We assume you have worker-0, worker-1, worker-2 which are GPU nodes to be used for training and they could ssh into each other via private key. We assume worker-0 is the master node here, which has a opened port MASTER_PORT that worker-1 and worker-2 can directly access and it has a MASTER_IP that other nodes can access.
In each worker, configure your enviorment using the instructions in Llama-X. Different workers should use the same absolute path in your data, output, code folder and they should be exactly the same configuration.
After that, we need to change the hostfile config(/path/to/Llama-X/src/configs/hostfile) in each node, and add each worker into it, assuming 8 GPUs on each worker:
worker-0 slots=8
worker-1 slots=8
worker-2 slots=8
And since there might be some NCCL commuication problem considering the complexity of every cluster, we recommend use this config:
NCCL_DEBUG=INFO
NCCL_ASYNC_ERROR_HANDLING=1
NCCL_BUFFSIZE=2097152
The good way is to write those variable into each nodes ".deepspeed_env" file in your home folder. You can refer this source for how-to: multi-node-environment-variables
Finally, everything is set up and run this command in worker-0. Enjoy your flight!
deepspeed --num_gpus 8 \
--num_nodes 2 \
--master_addr $MASTER_IP \
--master_port $MASTER_PORT \
--hostfile /path/to/Llama-X/src/configs/hostfile \
train_freeform.py \
--model_name_or_path /path/to/llama-7B/hf \
--data_path /path/to/alpaca_evol_instruct_70k.json \
--output_dir /path/to/wizardlm-7B/hf/ft \
--num_train_epochs 3 \
--model_max_length 2048 \
--per_device_train_batch_size 8 \
--per_device_eval_batch_size 1 \
--gradient_accumulation_steps 1 \
--evaluation_strategy "no" \
--save_strategy "steps" \
--save_steps 800 \
--save_total_limit 3 \
--learning_rate 2e-5 \
--warmup_steps 2 \
--logging_steps 2 \
--lr_scheduler_type "cosine" \
--report_to "tensorboard" \
--gradient_checkpointing True \
--deepspeed configs/deepspeed_config.json \
--fp16 True
Here are some common problem we could see from the console output:
- "Call to ibv_reg_mr failed"
- "ib_plugin.c:670 NCCL WARN NET/IB : Got completion with error 12, opcode 0, len 0, vendor err 129"

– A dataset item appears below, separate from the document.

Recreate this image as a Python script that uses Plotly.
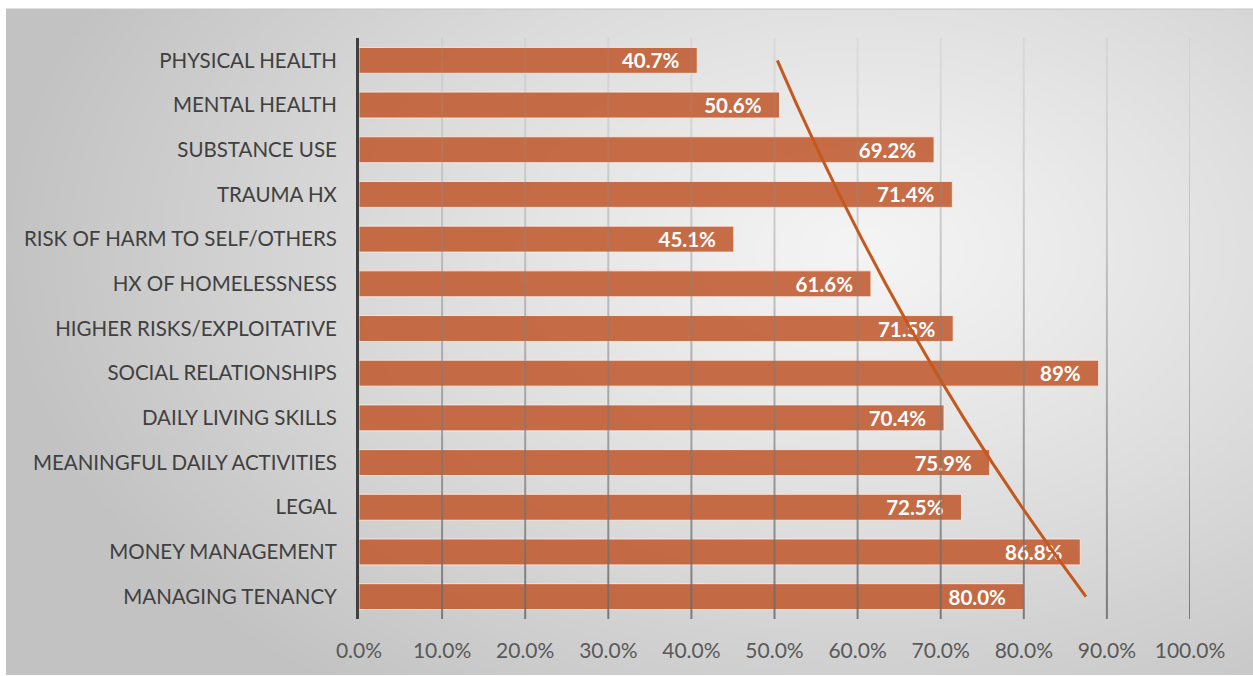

As long as you have IB in your system, this problem could be triggered by missed configuration of ulimit. If you run your experiment in a docker container, this option could be used for unlock ulimit limitation.
docker ... --ulimit memlock=-1
Or you can use this solution from NCCL official document troubleshooting.html#infiniband and make sure you login each worker as ROOT user or use root privilege to break the limitation.
The other issue is that you don't have IB and only have normal network card in each worker, you can use those config in .deepspeed_env to disable IB and use network to communicate:
NCCL_DEBUG=INFO
NCCL_P2P_DISABLE=1
NCCL_ASYNC_ERROR_HANDLING=1
NCCL_IB_DISABLE=1
NCCL_SOCKET_IFNAME=ens9f1
NCCL_SOCKET_IFNAME needs to be changed to your worker's actual newtwork interface name, using ifconfig to find out.